I have been woke for a very long time though only started using the term to describe myself recently. In 1992, when celebrations of the quincentenary of Columbus’ discovery threatened to become an orgy of self-congratulatory events, indigenous people organised counter-celebrations of survival from genocidal practices meted out by the new invaders. Only four years earlier had Australia subjected its citizens with a Masturbation of a Nation year long celebration of the First Fleet and what they and the descendants achieved. Other than a few tokenistic gestures, the First People were ignored as the Australian people unknowingly contributed to whitewashing of history. I suspect more knew what was happening than let on.
I took up a history subject called Representations of Race at university with its unambiguous title explaining how the Eurocentric- a word I am sure I used dozens of times that year- view of the invaded lands dictated the ways we were taught and how we studied and researched all cultural history. This bias was intrinsically racist and proved problematic for the scholars of the late twentieth century in it atmosphere of post-colonialism. At its most basic definition, Representation of Race shone a very bright light on this racism making us whiteys quite uncomfortable. And it should.
But my journey to wokeness did not end there. The following academic year I studied a subject in the politics department called Politics of Sexual Reform Movements, really just a slightly cryptic substitute for Gay and Lesbian Politics. It was taught by Dr Sheila Jeffreys, a lesbian feminist who covered the rise of sexology, the underground cultures of alternative sexualities in the first half of the last century and the politicisation of these alternate sexualities in the second half. This was a road map for my radicalisation as a Queer man coinciding with that year, 1993, being declared the Year of the Lesbian. As far as I am aware this was one of the first Queer subjects taught at a university. Back then we called this political consciousness raising, a term I believe having its origins in the Women’s Liberation movement some 20 years before.
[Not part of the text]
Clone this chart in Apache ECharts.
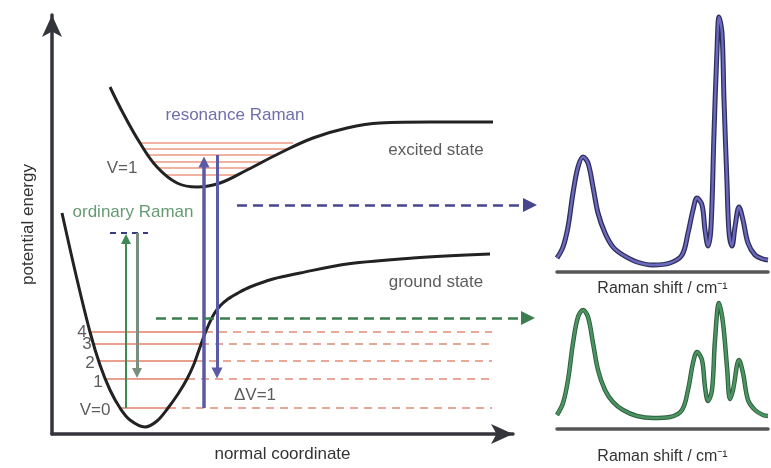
<!DOCTYPE html>
<html><head><meta charset="utf-8">
<script src="https://cdn.jsdelivr.net/npm/echarts@6/dist/echarts.min.js"></script>
<style>html,body{margin:0;padding:0;background:#fff}#c{width:771px;height:468px}</style>
</head><body><div id="c"></div>
<script>
// ---- potential energy diagram (x: normal coordinate, y: potential energy) ----
const groundCurve = [[10,221],[24,159],[38,102],[48,69],[58,44],[68,26],[78,14],[93,7],[105,13],[116,26],[126,40],[135,55],[142,70],[147,84],[152,98],[157,110],[162,120],[168,128],[176,135],[186,141],[198,147],[221,155],[248,161],[295,170],[361,176],[438,180]];
const excitedCurve = [[58,347],[71,321],[88,291],[105,267],[125,251],[145,247],[168,251],[195,264],[228,281],[261,296],[295,306],[328,311],[378,312],[441,312]];
const groundLevelY = [26,55,73,90,102];
const groundLevelLeft = [68,54,46,41,38];
const groundLevelRight = [116,135,143,149,153];
const levelDashEnd = 440;
const excitedLevelY = [291,285,279,272,266,259];
const excitedLevelLeft = [88,92,96,101,106,114];
const excitedLevelRight = [241,237,224,211,199,185];
const virtualLevel = [[58,201],[96,201]];
// transitions: [x, from energy, to energy]
const ordinaryUp = [74,26,195];
const ordinaryDown = [85,201,61];
const resonanceUp = [152,26,272];
const resonanceDown = [165,279,61];
// annotation texts
const labelTexts = ['resonance Raman','excited state','ground state','ordinary Raman','V=1','V=0','1','2','3','4','\u0394V=1'];
const labelPos = [[183,319],[384,284],[384,152],[81,222],[70,266],[43,24],[46,52],[38,71],[35,90],[30,102],[203,39]];
const labelColors = ['#4a4a96','#333','#333','#3f7f4f','#333','#333','#333','#333','#333','#333','#333'];
// ---- spectra (x: Raman shift, y: intensity) ----
const resonanceSpectrum = [[0,14],[6,25],[11,45],[16,79],[21,105],[26,115],[31,109],[36,85],[41,59],[48,39],[56,25],[66,17],[80,10],[96,7],[113,9],[125,17],[131,39],[136,62],[140,74],[145,67],[148,42],[151,26],[154,45],[157,139],[160,222],[162,255],[165,239],[167,172],[170,89],[172,40],[175,26],[178,45],[182,65],[186,52],[191,29],[198,17],[206,13],[211,12]];
const ordinarySpectrum = [[0,14],[6,26],[11,49],[16,86],[21,112],[26,119],[31,112],[36,86],[41,59],[48,39],[56,27],[66,19],[80,13],[96,11],[113,12],[125,19],[131,39],[136,66],[140,77],[145,69],[148,42],[151,28],[155,39],[158,89],[162,126],[166,106],[170,62],[173,30],[176,39],[182,69],[186,56],[191,29],[198,19],[206,14],[211,13]];
// ---- arrows from diagram to spectra (overlay units): [xStart, xEnd, y]
const toResonanceArrow = [237,530,205];
const toOrdinaryArrow = [156,528,318];

const FONT = 'Liberation Sans';
const chart = echarts.init(document.getElementById('c'), null, {renderer:'canvas'});
const series = [];
const g0 = {xAxisIndex:0, yAxisIndex:0};

excitedLevelY.forEach((y,i)=>series.push(Object.assign({type:'line', data:[[excitedLevelLeft[i],y],[excitedLevelRight[i],y]], symbol:'none', silent:true, z:1, lineStyle:{color:'#f1b2a2', width:2}}, g0)));
groundLevelY.forEach((y,i)=>{
  series.push(Object.assign({type:'line', data:[[groundLevelLeft[i],y],[groundLevelRight[i],y]], symbol:'none', silent:true, z:1, lineStyle:{color:'#e9a08e', width:2}}, g0));
  series.push(Object.assign({type:'line', data:[[groundLevelRight[i],y],[levelDashEnd,y]], symbol:'none', silent:true, z:1, lineStyle:{color:'#e8a797', width:2, type:[8,6]}}, g0));
});
series.push(Object.assign({type:'line', data:virtualLevel, symbol:'none', silent:true, lineStyle:{color:'#3a3a80', width:2, type:[6,5]}}, g0));
series.push(Object.assign({type:'line', data:groundCurve, symbol:'none', smooth:0.35, silent:true, z:3, lineStyle:{color:'#222', width:3}}, g0));
series.push(Object.assign({type:'line', data:excitedCurve, symbol:'none', smooth:0.4, silent:true, z:3, lineStyle:{color:'#222', width:3}}, g0));

function vArrow(t, color, headColor, width, head){
  return Object.assign({type:'line', data:[], z:4, markLine:{silent:true, animation:false, symbol:['none','triangle'], symbolSize:head, label:{show:false},
    lineStyle:{color:color, width:width, type:'solid'},
    data:[[{coord:[t[0],t[1]]},{coord:[t[0],t[2]]}]]}}, g0);
}
series.push(vArrow(ordinaryUp,'#3f8a52',null,2,10));
series.push(vArrow(ordinaryDown,'#7a8e80',null,3,10));
series.push(vArrow(resonanceUp,'#5b5aa6',null,3.5,11));
series.push(vArrow(resonanceDown,'#5b5aa6',null,3,11));

series.push(Object.assign({type:'scatter', symbolSize:0, silent:true, z:6,
  label:{show:true, position:'inside', formatter:'{b}', fontFamily:FONT, fontSize:17},
  data:labelTexts.map((t,i)=>({name:t, value:labelPos[i], label:{color:labelColors[i]}}))}, g0));

function hArrow(a, color){
  return {type:'line', xAxisIndex:3, yAxisIndex:3, data:[], z:4, markLine:{silent:true, animation:false, symbol:['none','triangle'], symbolSize:14, label:{show:false},
    lineStyle:{color:color, width:2.5, type:[10,6]},
    data:[[{coord:[a[0],a[2]]},{coord:[a[1],a[2]]}]]}};
}
series.push(hArrow(toResonanceArrow,'#464690'));
series.push(hArrow(toOrdinaryArrow,'#3d7d50'));

series.push({type:'line', xAxisIndex:1, yAxisIndex:1, data:resonanceSpectrum, symbol:'none', smooth:0.35, silent:true, lineStyle:{color:'#2e2e58', width:5}});
series.push({type:'line', xAxisIndex:1, yAxisIndex:1, data:resonanceSpectrum, symbol:'none', smooth:0.35, silent:true, lineStyle:{color:'#6c6ac0', width:2.4}});
series.push({type:'line', xAxisIndex:2, yAxisIndex:2, data:ordinarySpectrum, symbol:'none', smooth:0.35, silent:true, lineStyle:{color:'#2f5e3e', width:4.5}});
series.push({type:'line', xAxisIndex:2, yAxisIndex:2, data:ordinarySpectrum, symbol:'none', smooth:0.35, silent:true, lineStyle:{color:'#4a9462', width:2.6}});

const hidden = {axisTick:{show:false}, axisLabel:{show:false}, splitLine:{show:false}};
const specX = (gi, gap) => Object.assign({gridIndex:gi, type:'value', min:0, max:211,
  axisLine:{show:true, lineStyle:{color:'#555', width:3.5}}, name:'Raman shift / cm\u207B\u00B9', nameLocation:'middle', nameGap:gap,
  nameTextStyle:{color:'#333', fontSize:16, fontFamily:FONT}}, hidden);

chart.setOption({
  animation:false,
  backgroundColor:'#fff',
  grid:[
    {left:52, top:15, width:461, height:419},
    {left:557, top:10, width:211, height:262},
    {left:557, top:290, width:211, height:139},
    {left:0, top:0, width:771, height:468}
  ],
  xAxis:[
    Object.assign({gridIndex:0, type:'value', min:0, max:461,
      axisLine:{show:true, onZero:false, symbol:['none','arrow'], symbolSize:[15,22], lineStyle:{color:'#34343c', width:3.5}},
      name:'normal coordinate', nameLocation:'middle', nameGap:12, nameTextStyle:{color:'#333', fontSize:17, fontFamily:FONT}}, hidden),
    specX(1, 9),
    specX(2, 20),
    {gridIndex:3, type:'value', min:0, max:771, show:false}
  ],
  yAxis:[
    Object.assign({gridIndex:0, type:'value', min:0, max:419,
      axisLine:{show:true, onZero:false, symbol:['none','arrow'], symbolSize:[15,22], lineStyle:{color:'#34343c', width:3.5}},
      name:'potential energy', nameLocation:'middle', nameRotate:90, nameGap:15, nameTextStyle:{color:'#333', fontSize:17, fontFamily:FONT}}, hidden),
    {gridIndex:1, type:'value', min:0, max:262, show:false},
    {gridIndex:2, type:'value', min:0, max:139, show:false},
    {gridIndex:3, type:'value', min:0, max:468, inverse:true, show:false}
  ],
  series:series
});
</script></body></html>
At the same time, I was enrolled in another subject called Women as Readers and Writers, obviously devoted to feminist literature with an emphasis on Jeanette Winterson who was very much the fashionable writer of the time (Oranges Are Not the Only Fruit, Sexing the Cherry). I was the only male in this class; I tended to be the only male in many groups past and future- I guess it shows how much I found myself on the periphery of masculinity.
Some may call my arrival to wokeness as a radicalisation at the hands of those disruptive leftist professors. Recently, I was accused on social media of being brainwashed by my university way back in the early 1990s. I quickly checked the accuser’s profile who appeared to be of an age where he would have been a mere child during those days of my radicalisation if he had been born at all. Maybe I was moulded into the politics I carry today but I am not complaining. I don’t see much difference between my politicisation to that of a malleable mind being influenced by Sky News or the Herald Sun. We take onboard a lot of baggage unknowingly. The importance of this is how we understand the origins of our belief systems, how we used this in our dealings with all people and what it reveals about our own character.
I would much rather be woke than some insufferable asshole.